Even easier without EH101, just buy extra Blackhawk Ms and Sierras, the entire fleet has a level of commonality but each operator has the special variant they need. May need a couple of extra Chooks though. End result Tiger Chook and different variants of Blackhawks and Seahawks, three types in service, not need for interim types, no need for compromise.
 

RegR

Well-Known Member
Highly likely on the Blackhawks, M model I expect, but leaving room for the Sierra for CSAR and naval support missions and Romeo for the ASW and surface warfare missions.

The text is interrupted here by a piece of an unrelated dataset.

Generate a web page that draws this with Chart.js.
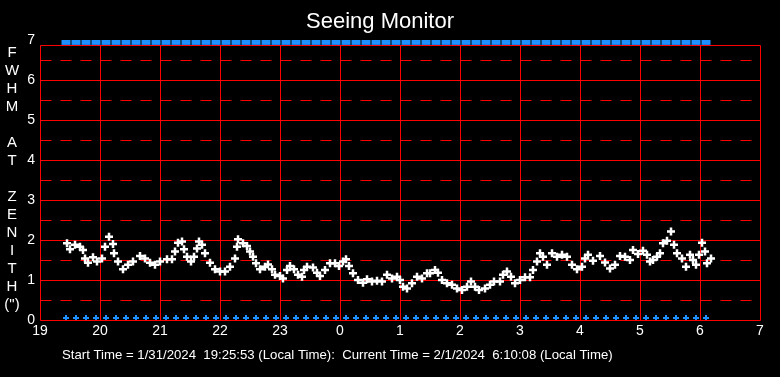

I often wonder what would have happened had the EH 101 been successful for the original additional troop lift requirement. The Army apparently was not at all keen on the size of the thing and it definitely couldn't have replaced the Blackhawks. Go the T700 powered version and there are already savings on logistics and training, buy an additional half dozen as Sea King replacement's and there's a fleet of 18, it may have been suitable for NZ instead of the MRH. Blackhawk replacement, easy, more Blackhawks then the RAN goes Romeos and special forces get MH-60M.

Even easier without EH101, just buy extra Blackhawk Ms and Sierras, the entire fleet has a level of commonality but each operator has the special variant they need. May need a couple of extra Chooks though. End result Tiger Chook and different variants of Blackhawks and Seahawks, three types in service, not need for interim types, no need for compromise.
Yip that would have definately solved our maritime helo replacement choice had we gone down the blackhawk family road and simplified an otherwise somewhat difficult project. Ah well the die is cast now with NH90 for us anyway so we just have to roll with the punches and more importantly, make them connect.
 

ngatimozart

Super Moderator
Staff member
Verified Defense Pro
The NZDF has converted a CAT 555D Forestry Skidder into a Beach Preparation and Recovery Vehicle for use in amphibious ops. It is the result or a two and half year development program with Terra Cat. The vehicle can be used for clearing debris etc., on a beach, pushing landing craft off the beach, pushing / pulling stuck vehicles etc.